Ok—so its freezing outside and you want a tropical escape—that’s not what I mean. I mean despite the temperature outside—but perhaps to compliment it too, what would feel good after the colors of fall? Inspired by the changing leaves, produce of the season—the results are a last burst of strength of warm oranges, golds, rusty reds, and of course the resignation of the fading vestiges of summer leaves…tired comfortable olives. Followed by Christmas, often before Thanksgiving has graced the turkey laden tables—the seasonal colors and decorative clutter insert themselves into our lives whether we like it or not.
We transition into Christmas with reds and greens—poinsettias, evergreen boughs and branches, all represented in fabrics, and ribbons, lights and decorative accessories.
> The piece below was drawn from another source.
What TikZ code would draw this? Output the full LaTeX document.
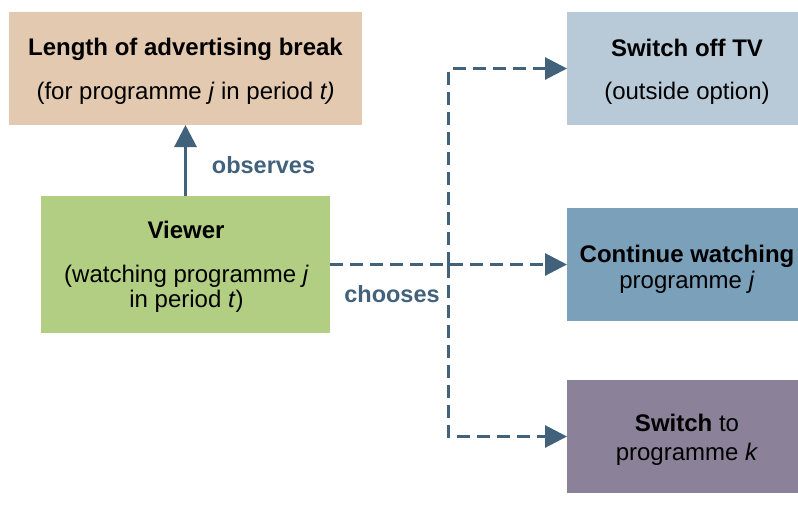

Punctuated with gold and silver…perhaps to symbolize opulence and riches…for adoration and celebration.
So again—I ask you to review those recent schemes and ask yourself—What do you need to restore, renew, refresh, rejuvenate—RE—?
As we de-cluttered the shop and dismantled the Christmas displays, we began assembling things that felt restorative and cleansing. We collectively were drawn to the refreshing cool tones of icy aquas and the fresh clean bling of silver. We are not going to deny the frigid temperatures (although this is not true for everyone) of winter, but it is also true of purging the heavy colors of fall and the holidays to refresh with something that is opposite of all the warm tones.
I must say, at this juncture in my theory, that Hanukkah jumps the gun with refreshing cool color following the heavy warm tones of fall and amidst the traditional colors of Christmas. Hanukkah presents a refreshing color scheme smack dab in the middle of the full force of the red and green. The blue and white might be the choice of the celebrations because of the Israeli flag, but as Amanda Green writes in Mental Floss: “Blue and white come with universal associations, too. White suggests purity, peace, and light. Blue is associated with the sky, faith, wisdom, and truth. (The expression isn’t “true blue” for nothing.)” We also see silver punctuating the festivities in Hanukkah decorations. Ms Green writes…”some people think the holidays call for a little more sparkle, not to mention the popularity of silver menorahs. Blue and white clearly aren’t just the colors of Hanukkah. They’re symbolic all year long.” True too is the fact that blue and white are a classic color combination in interior design for many cultures over many centuries.
So if it feels good…guess it means that changes are supposed to be for the good. Positive, restorative change…renewing, refreshing, rejuvenating—RE!
About the prefix from the Online Etymology dictionary: http://www.etymonline.com/index.php?term=re-
“word-forming element meaning “back to the original place; again, anew, once more,” also with a sense of “undoing,” c. 1200, from Old French and directly from Latin re- “again, back, anew, against,” “Latin combining form conceivably from Indo-European *wret-, metathetical variant of *wert- “to turn” [Watkins]. Often merely intensive, and in many of the older borrowings from French and Latin the precise sense of re- is lost in secondary senses or weakened beyond recognition. OED writes that it is “impossible to attempt a complete record of all the forms resulting from its use,” and adds that “The number of these is practically infinite ….” The Latin prefix became red- before vowels and h-, as in redact, redeem, redolent, redundant.”
Cleansing aqua, white, silver…preparing for a refreshing Happy New Year!!!